> [Listing]:

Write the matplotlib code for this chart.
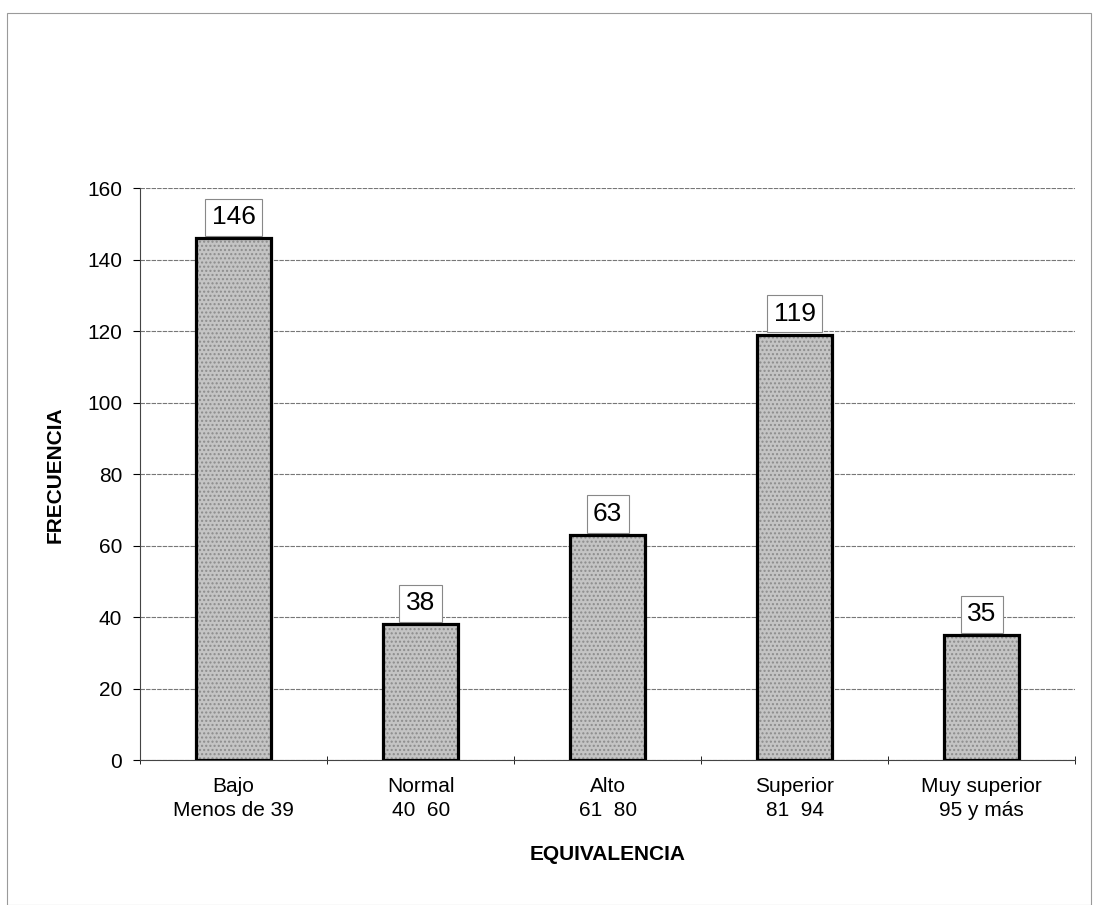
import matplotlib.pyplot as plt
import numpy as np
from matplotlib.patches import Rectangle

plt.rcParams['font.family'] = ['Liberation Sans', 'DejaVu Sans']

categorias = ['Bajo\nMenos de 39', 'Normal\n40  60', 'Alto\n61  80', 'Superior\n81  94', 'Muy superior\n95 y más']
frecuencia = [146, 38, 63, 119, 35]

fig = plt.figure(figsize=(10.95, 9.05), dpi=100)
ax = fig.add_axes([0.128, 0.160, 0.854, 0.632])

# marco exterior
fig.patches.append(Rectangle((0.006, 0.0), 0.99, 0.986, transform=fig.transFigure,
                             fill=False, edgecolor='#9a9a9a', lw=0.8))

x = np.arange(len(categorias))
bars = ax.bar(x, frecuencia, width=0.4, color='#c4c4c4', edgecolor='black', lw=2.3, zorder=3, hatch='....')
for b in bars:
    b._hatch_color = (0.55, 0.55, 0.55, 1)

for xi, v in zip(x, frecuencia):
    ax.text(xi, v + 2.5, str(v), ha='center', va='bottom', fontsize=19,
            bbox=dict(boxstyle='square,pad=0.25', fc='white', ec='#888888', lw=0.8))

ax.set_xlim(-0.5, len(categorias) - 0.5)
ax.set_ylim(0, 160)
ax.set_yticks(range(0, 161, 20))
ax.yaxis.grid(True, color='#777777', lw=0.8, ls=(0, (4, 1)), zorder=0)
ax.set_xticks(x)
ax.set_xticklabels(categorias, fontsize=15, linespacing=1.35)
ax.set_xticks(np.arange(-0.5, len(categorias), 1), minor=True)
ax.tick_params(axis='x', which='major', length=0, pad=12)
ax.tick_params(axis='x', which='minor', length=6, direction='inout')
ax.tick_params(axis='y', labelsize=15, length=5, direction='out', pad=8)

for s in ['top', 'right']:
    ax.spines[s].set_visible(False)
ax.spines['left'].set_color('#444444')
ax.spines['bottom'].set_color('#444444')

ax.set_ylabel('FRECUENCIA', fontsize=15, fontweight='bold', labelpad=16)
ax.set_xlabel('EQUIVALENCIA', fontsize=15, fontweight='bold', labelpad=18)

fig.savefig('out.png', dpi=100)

---

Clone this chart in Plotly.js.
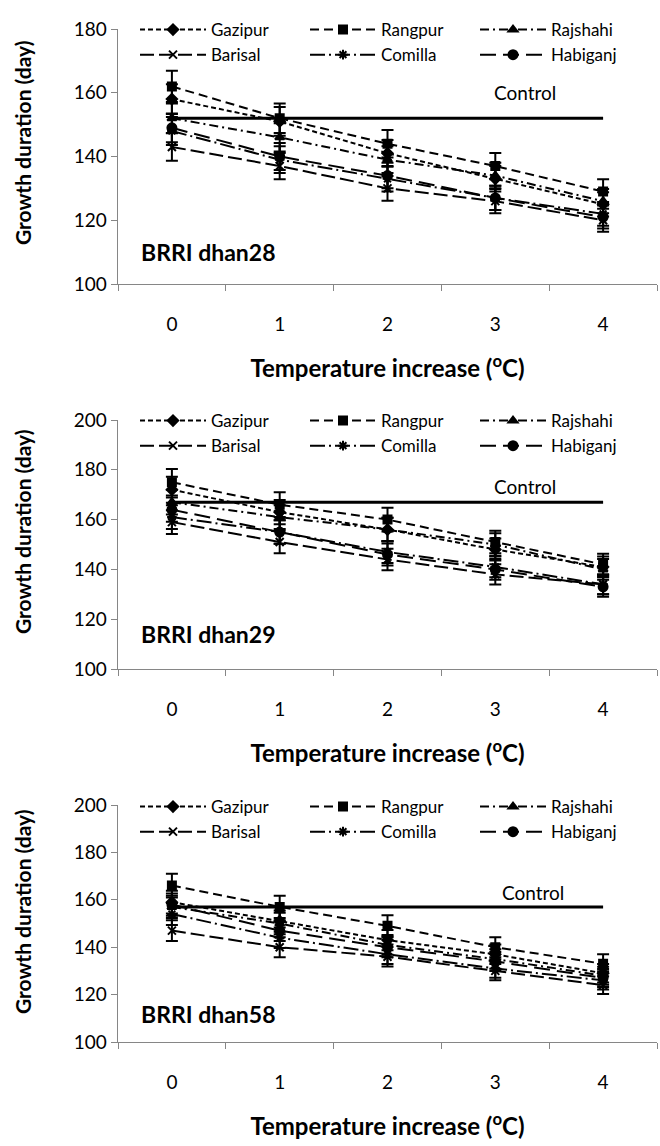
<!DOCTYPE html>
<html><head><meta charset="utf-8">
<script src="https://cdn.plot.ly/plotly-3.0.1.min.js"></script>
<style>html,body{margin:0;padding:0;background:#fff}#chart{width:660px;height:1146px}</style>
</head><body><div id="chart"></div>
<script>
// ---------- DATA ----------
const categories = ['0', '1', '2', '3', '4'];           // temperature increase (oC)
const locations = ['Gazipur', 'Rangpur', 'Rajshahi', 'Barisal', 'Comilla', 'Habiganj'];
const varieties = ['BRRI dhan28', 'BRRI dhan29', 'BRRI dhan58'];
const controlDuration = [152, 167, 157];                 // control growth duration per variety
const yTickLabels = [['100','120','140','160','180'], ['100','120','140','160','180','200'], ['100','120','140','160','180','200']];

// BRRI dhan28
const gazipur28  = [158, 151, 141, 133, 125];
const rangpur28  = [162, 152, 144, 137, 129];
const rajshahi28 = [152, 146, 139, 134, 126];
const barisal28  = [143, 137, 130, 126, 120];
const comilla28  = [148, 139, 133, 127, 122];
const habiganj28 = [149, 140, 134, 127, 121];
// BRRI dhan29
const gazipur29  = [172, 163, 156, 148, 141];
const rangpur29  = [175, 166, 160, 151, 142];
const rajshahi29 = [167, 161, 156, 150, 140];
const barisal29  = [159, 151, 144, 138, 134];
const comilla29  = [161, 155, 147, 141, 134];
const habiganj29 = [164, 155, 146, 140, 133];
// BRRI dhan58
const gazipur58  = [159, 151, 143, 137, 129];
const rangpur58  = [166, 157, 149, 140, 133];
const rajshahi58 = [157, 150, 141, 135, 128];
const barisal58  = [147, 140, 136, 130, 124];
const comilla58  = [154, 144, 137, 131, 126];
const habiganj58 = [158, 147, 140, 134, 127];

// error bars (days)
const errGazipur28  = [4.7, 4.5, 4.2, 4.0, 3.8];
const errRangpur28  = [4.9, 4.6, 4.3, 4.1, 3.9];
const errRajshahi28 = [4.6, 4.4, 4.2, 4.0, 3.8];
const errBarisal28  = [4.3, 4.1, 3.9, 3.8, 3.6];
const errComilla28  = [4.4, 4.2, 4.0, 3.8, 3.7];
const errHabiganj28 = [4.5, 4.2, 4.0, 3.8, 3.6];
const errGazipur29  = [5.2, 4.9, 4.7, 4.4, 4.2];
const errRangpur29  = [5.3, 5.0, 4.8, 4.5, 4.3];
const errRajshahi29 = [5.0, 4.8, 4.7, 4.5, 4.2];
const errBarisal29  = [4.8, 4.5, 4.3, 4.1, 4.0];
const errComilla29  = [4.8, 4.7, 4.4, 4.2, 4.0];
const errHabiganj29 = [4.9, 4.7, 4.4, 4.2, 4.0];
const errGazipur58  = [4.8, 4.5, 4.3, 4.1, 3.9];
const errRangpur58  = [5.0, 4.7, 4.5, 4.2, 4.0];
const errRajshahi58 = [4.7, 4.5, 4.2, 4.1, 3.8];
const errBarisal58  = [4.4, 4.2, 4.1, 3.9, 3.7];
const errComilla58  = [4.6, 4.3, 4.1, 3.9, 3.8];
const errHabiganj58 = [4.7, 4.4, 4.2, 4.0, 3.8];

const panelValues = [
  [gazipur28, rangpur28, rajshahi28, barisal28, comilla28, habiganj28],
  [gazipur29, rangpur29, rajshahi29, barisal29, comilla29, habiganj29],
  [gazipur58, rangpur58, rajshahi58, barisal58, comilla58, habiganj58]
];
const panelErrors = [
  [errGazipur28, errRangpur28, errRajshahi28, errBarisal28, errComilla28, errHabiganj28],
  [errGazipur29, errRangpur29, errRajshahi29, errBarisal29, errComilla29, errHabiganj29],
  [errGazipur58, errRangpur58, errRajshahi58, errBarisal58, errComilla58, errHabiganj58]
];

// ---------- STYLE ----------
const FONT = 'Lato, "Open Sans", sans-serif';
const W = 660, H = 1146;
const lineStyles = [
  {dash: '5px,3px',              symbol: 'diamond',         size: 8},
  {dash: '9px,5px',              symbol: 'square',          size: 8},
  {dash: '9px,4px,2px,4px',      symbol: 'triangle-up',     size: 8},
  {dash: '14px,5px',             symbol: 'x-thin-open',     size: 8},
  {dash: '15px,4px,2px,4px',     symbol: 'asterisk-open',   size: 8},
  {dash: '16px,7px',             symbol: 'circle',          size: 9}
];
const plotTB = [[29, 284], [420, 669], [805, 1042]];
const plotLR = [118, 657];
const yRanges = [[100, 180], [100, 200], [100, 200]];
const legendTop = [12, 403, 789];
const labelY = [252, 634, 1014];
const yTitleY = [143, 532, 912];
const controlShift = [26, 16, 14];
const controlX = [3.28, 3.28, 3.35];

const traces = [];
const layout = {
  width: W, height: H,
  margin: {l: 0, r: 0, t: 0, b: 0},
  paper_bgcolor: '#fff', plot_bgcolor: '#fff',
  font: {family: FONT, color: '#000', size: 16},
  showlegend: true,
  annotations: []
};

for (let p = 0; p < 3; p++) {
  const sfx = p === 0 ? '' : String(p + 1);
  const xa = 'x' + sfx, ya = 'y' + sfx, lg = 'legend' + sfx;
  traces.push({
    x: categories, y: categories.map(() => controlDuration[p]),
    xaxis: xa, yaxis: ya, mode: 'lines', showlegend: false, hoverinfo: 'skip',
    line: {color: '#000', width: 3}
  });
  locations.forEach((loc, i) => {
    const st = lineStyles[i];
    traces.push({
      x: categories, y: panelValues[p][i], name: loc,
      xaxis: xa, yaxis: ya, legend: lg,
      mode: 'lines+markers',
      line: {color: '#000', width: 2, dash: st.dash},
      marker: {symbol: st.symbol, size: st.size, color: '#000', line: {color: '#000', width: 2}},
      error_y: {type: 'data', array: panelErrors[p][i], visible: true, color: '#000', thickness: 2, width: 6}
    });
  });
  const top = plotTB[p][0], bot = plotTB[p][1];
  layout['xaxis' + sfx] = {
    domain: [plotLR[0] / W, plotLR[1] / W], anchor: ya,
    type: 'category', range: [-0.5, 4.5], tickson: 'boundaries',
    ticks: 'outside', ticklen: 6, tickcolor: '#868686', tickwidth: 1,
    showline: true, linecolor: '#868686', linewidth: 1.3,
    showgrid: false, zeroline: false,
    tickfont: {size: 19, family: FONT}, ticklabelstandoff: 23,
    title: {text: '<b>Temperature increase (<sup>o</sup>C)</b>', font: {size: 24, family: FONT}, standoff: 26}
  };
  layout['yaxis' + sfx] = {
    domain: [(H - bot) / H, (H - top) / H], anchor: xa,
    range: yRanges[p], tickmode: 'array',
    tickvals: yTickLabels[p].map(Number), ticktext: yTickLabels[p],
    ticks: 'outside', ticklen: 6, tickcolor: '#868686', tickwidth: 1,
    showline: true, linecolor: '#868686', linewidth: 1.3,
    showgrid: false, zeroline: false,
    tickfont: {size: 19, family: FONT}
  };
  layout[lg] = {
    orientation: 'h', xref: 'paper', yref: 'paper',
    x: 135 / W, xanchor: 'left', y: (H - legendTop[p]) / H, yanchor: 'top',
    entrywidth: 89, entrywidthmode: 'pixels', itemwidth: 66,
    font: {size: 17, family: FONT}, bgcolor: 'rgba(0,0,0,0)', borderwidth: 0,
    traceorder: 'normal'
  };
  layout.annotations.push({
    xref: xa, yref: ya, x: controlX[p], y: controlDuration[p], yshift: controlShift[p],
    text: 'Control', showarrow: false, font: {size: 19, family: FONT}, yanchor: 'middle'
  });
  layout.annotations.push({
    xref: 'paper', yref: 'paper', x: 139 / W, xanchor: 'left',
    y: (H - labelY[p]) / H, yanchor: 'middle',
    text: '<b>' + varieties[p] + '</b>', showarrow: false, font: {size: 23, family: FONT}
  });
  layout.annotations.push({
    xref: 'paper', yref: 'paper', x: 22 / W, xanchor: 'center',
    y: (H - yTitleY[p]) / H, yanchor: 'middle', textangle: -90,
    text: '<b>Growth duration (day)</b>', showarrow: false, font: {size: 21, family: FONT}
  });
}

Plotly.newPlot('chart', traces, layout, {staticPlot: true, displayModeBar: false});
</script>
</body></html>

> [Task]:
Extract the stretch of lines that begins at the line with "Clone this chart in Plotly.js." and ends at the line with "const habiganj58 = [158, 147, 140, 134, 127];", inclusive. Omit every picture.

> [Output for this exercise]:
Clone this chart in Plotly.js.
<!DOCTYPE html>
<html><head><meta charset="utf-8">
<script src="https://cdn.plot.ly/plotly-3.0.1.min.js"></script>
<style>html,body{margin:0;padding:0;background:#fff}#chart{width:660px;height:1146px}</style>
</head><body><div id="chart"></div>
<script>
// ---------- DATA ----------
const categories = ['0', '1', '2', '3', '4'];           // temperature increase (oC)
const locations = ['Gazipur', 'Rangpur', 'Rajshahi', 'Barisal', 'Comilla', 'Habiganj'];
const varieties = ['BRRI dhan28', 'BRRI dhan29', 'BRRI dhan58'];
const controlDuration = [152, 167, 157];                 // control growth duration per variety
const yTickLabels = [['100','120','140','160','180'], ['100','120','140','160','180','200'], ['100','120','140','160','180','200']];

// BRRI dhan28
const gazipur28  = [158, 151, 141, 133, 125];
const rangpur28  = [162, 152, 144, 137, 129];
const rajshahi28 = [152, 146, 139, 134, 126];
const barisal28  = [143, 137, 130, 126, 120];
const comilla28  = [148, 139, 133, 127, 122];
const habiganj28 = [149, 140, 134, 127, 121];
// BRRI dhan29
const gazipur29  = [172, 163, 156, 148, 141];
const rangpur29  = [175, 166, 160, 151, 142];
const rajshahi29 = [167, 161, 156, 150, 140];
const barisal29  = [159, 151, 144, 138, 134];
const comilla29  = [161, 155, 147, 141, 134];
const habiganj29 = [164, 155, 146, 140, 133];
// BRRI dhan58
const gazipur58  = [159, 151, 143, 137, 129];
const rangpur58  = [166, 157, 149, 140, 133];
const rajshahi58 = [157, 150, 141, 135, 128];
const barisal58  = [147, 140, 136, 130, 124];
const comilla58  = [154, 144, 137, 131, 126];
const habiganj58 = [158, 147, 140, 134, 127];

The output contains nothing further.